Disabling LLVM vectorizer or changing the scheduling strategy in LLVM to do pressure vs latency schedule has a significant effect on perf from what I have measured in the past

Do you mean changing the existing scheduling strategy in LLVM? Can you share the command line flags?

Kind of related, I saw a bunch of commits about _experimental_descriptor_load from @ThomasRaoux and we are interested in testing it out on our kernels. Is it in a reasonable state for us to test for performance? I understand it may be taken out later. Using TMA should reduce address calculations, decreasing register pressure due to scalar ops.

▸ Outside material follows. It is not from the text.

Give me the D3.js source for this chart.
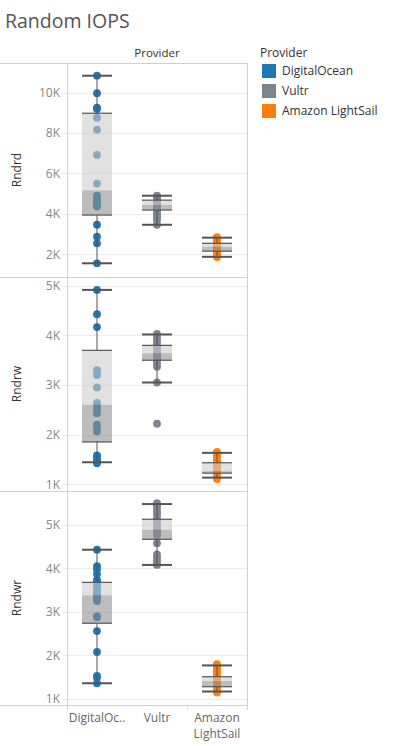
<!DOCTYPE html>
<html>
<head>
<meta charset="utf-8">
<script src="https://cdn.jsdelivr.net/npm/d3@7"></script>
<style>
  body { margin: 0; background: #fff; }
  text { font-family: "Open Sans", sans-serif; }
</style>
</head>
<body>
<div id="chart"></div>
<script>
// providers + colours
var providers = ["DigitalOcean", "Vultr", "Amazon LightSail"],
    providerLabels = [["DigitalOc.."], ["Vultr"], ["Amazon", "LightSail"]],
    colors = ["#1f77b4", "#7b848f", "#ff7f0e"];

var measures = ["Rndrd", "Rndrw", "Rndwr"];

// raw points per provider (IOPS)
var rndrdValues = [
    [10840, 9970, 9260, 9190, 8760, 8160, 6910, 5490, 4890, 4800, 4680, 4600, 4510, 4450, 4350, 3450, 2860, 2530, 1540],
    [4890, 4820, 4740, 4650, 4580, 4500, 4420, 4350, 4260, 4150, 4020, 3920, 3800, 3680, 3450],
    [2830, 2750, 2660, 2570, 2480, 2400, 2310, 2220, 2120, 2020, 1940, 1850]
];
var rndrwValues = [
    [4920, 4430, 4170, 3300, 3250, 3200, 2950, 2640, 2560, 2500, 2430, 2200, 2150, 2060, 1580, 1530, 1480, 1420],
    [4030, 3980, 3920, 3850, 3780, 3720, 3650, 3600, 3560, 3500, 3430, 3370, 3050, 2220],
    [1650, 1600, 1540, 1480, 1450, 1400, 1350, 1300, 1260, 1220, 1180, 1140, 1100]
];
var rndwrValues = [
    [4430, 4050, 3980, 3870, 3740, 3680, 3620, 3560, 3510, 3440, 3380, 3350, 3300, 3250, 2900, 2880, 2560, 2080, 1530, 1490, 1360],
    [5500, 5450, 5380, 5310, 5250, 5180, 5100, 5030, 4960, 4880, 4820, 4760, 4580, 4320, 4250, 4180, 4110, 4080],
    [1800, 1760, 1720, 1660, 1600, 1550, 1500, 1460, 1420, 1380, 1330, 1280, 1240, 1200, 1150]
];

// box stats: [lower whisker, q1, median, q3, upper whisker]
var rndrdBox = [[1540, 3930, 5160, 8980, 10840], [3450, 4180, 4430, 4670, 4890], [1860, 2140, 2360, 2530, 2810]];
var rndrwBox = [[1440, 1850, 2600, 3700, 4920], [3050, 3500, 3640, 3800, 4020], [1130, 1220, 1260, 1430, 1630]];
var rndwrBox = [[1360, 2740, 3380, 3680, 4430], [4080, 4670, 4890, 5130, 5480], [1170, 1280, 1410, 1510, 1770]];

// axis domains + ticks
var yDomains = [[860, 11470], [860, 5180], [860, 5780]],
    rndrdTicks = [2000, 4000, 6000, 8000, 10000],
    rndrwTicks = [1000, 2000, 3000, 4000, 5000],
    rndwrTicks = [1000, 2000, 3000, 4000, 5000];

var allValues = [rndrdValues, rndrwValues, rndwrValues],
    allBoxes = [rndrdBox, rndrwBox, rndwrBox],
    allTicks = [rndrdTicks, rndrwTicks, rndwrTicks];

var w = 399, h = 746;
var left = 67, right = 247, top0 = 63, rowH = 214;

var svg = d3.select("#chart").append("svg")
    .attr("width", w)
    .attr("height", h);

svg.append("rect").attr("width", w).attr("height", h).attr("fill", "#fff");

// title
svg.append("text")
    .attr("x", 5)
    .attr("y", 28)
    .attr("font-size", 19.5)
    .attr("fill", "#555")
    .text("Random IOPS");

var x = d3.scaleBand()
    .domain(providers)
    .range([left, right]);

// column header
svg.append("text")
    .attr("x", (left + right) / 2)
    .attr("y", 57)
    .attr("text-anchor", "middle")
    .attr("font-size", 11.5)
    .attr("fill", "#333")
    .text("Provider");

var fmt = function(d) { return (d / 1000) + "K"; };
var boxW = 30;

measures.forEach(function(m, r) {
    var y0 = top0 + r * rowH;
    var y = d3.scaleLinear()
        .domain(yDomains[r])
        .range([y0 + rowH, y0]);

    var g = svg.append("g");

    // gridlines
    g.selectAll(".grid")
        .data(allTicks[r])
        .enter().append("line")
        .attr("x1", left - 5)
        .attr("x2", right)
        .attr("y1", function(d) { return Math.round(y(d)) + 0.5; })
        .attr("y2", function(d) { return Math.round(y(d)) + 0.5; })
        .attr("stroke", "#ececec");

    // tick labels
    g.selectAll(".tick")
        .data(allTicks[r])
        .enter().append("text")
        .attr("x", 60)
        .attr("y", function(d) { return y(d) + 4.5; })
        .attr("text-anchor", "end")
        .attr("font-size", 12)
        .attr("fill", "#888")
        .text(fmt);

    // row title
    g.append("text")
        .attr("transform", "translate(21," + (y0 + rowH / 2) + ") rotate(-90)")
        .attr("text-anchor", "middle")
        .attr("font-size", 12)
        .attr("fill", "#333")
        .text(m);

    providers.forEach(function(p, i) {
        var cx = x(p) + x.bandwidth() / 2,
            b = allBoxes[r][i];

        // dots
        g.selectAll(".dot" + i)
            .data(allValues[r][i])
            .enter().append("circle")
            .attr("cx", cx)
            .attr("cy", function(d) { return y(d); })
            .attr("r", 3.9)
            .attr("fill", colors[i]);

        // whisker stems
        g.append("line")
            .attr("x1", cx).attr("x2", cx)
            .attr("y1", y(b[0])).attr("y2", y(b[1]))
            .attr("stroke", "#555");
        g.append("line")
            .attr("x1", cx).attr("x2", cx)
            .attr("y1", y(b[3])).attr("y2", y(b[4]))
            .attr("stroke", "#555");

        // box halves
        g.append("rect")
            .attr("x", cx - boxW / 2)
            .attr("width", boxW)
            .attr("y", y(b[3]))
            .attr("height", y(b[2]) - y(b[3]))
            .attr("fill", "#cdcdcd")
            .attr("fill-opacity", 0.6);
        g.append("rect")
            .attr("x", cx - boxW / 2)
            .attr("width", boxW)
            .attr("y", y(b[2]))
            .attr("height", y(b[1]) - y(b[2]))
            .attr("fill", "#919191")
            .attr("fill-opacity", 0.6);

        // box edges
        [b[1], b[3]].forEach(function(v) {
            g.append("line")
                .attr("x1", cx - boxW / 2).attr("x2", cx + boxW / 2)
                .attr("y1", y(v)).attr("y2", y(v))
                .attr("stroke", "#555")
                .attr("stroke-width", 1.2);
        });

        // whisker caps
        [b[0], b[4]].forEach(function(v) {
            g.append("line")
                .attr("x1", cx - boxW / 2).attr("x2", cx + boxW / 2)
                .attr("y1", y(v)).attr("y2", y(v))
                .attr("stroke", "#555")
                .attr("stroke-width", 2);
        });
    });
});

// panel borders
var bottom = top0 + 3 * rowH;
d3.range(4).forEach(function(r) {
    svg.append("line")
        .attr("x1", 0).attr("x2", right)
        .attr("y1", top0 + r * rowH + 0.5).attr("y2", top0 + r * rowH + 0.5)
        .attr("stroke", "#d0d0d0");
});
svg.append("line")
    .attr("x1", left + 0.5).attr("x2", left + 0.5)
    .attr("y1", top0).attr("y2", bottom + 5)
    .attr("stroke", "#d0d0d0");
svg.append("line")
    .attr("x1", right + 0.5).attr("x2", right + 0.5)
    .attr("y1", top0).attr("y2", bottom + 5)
    .attr("stroke", "#d0d0d0");
svg.append("line")
    .attr("x1", x(providers[2]) + 0.5).attr("x2", x(providers[2]) + 0.5)
    .attr("y1", bottom).attr("y2", bottom + 5)
    .attr("stroke", "#e4e4e4");

// x labels
providers.forEach(function(p, i) {
    var t = svg.append("text")
        .attr("x", x(p) + x.bandwidth() / 2)
        .attr("y", 722)
        .attr("text-anchor", "middle")
        .attr("font-size", 12)
        .attr("fill", "#666");
    providerLabels[i].forEach(function(s, k) {
        t.append("tspan")
            .attr("x", x(p) + x.bandwidth() / 2)
            .attr("dy", k === 0 ? 0 : 16)
            .text(s);
    });
});

// legend
var legend = svg.append("g").attr("transform", "translate(260, 0)");
legend.append("text")
    .attr("x", 0)
    .attr("y", 57)
    .attr("font-size", 12)
    .attr("fill", "#333")
    .text("Provider");
providers.forEach(function(p, i) {
    legend.append("rect")
        .attr("x", 2)
        .attr("y", 64 + i * 20)
        .attr("width", 14)
        .attr("height", 14)
        .attr("fill", colors[i]);
    legend.append("text")
        .attr("x", 22)
        .attr("y", 75 + i * 20)
        .attr("font-size", 12)
        .attr("fill", "#333")
        .text(p);
});
</script>
</body>
</html>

ThomasRaoux commented 4 months ago

with and without LSR, the differences are not as big as the differences at SASS level (230 vs. 255 registers).

255 is the max number of registers, note that high pressure may also prevent aggressive scheduling so even if there are the same number of registers used at the end the code may be slower.

Do you mean changing the existing scheduling strategy in LLVM? Can you share the command line flags?

There is an option -nvptx-sched4reg to use the DAG selection scheduler to reduce pressure.

Kind of related, I saw a bunch of commits about _experimental_descriptor_load from @ThomasRaoux and we are interested in testing it out on our kernels. Is it in a reasonable state for us to test for performance?

Not yet, there are few more changes needed to get to reasonable perf. I'm currently working on those.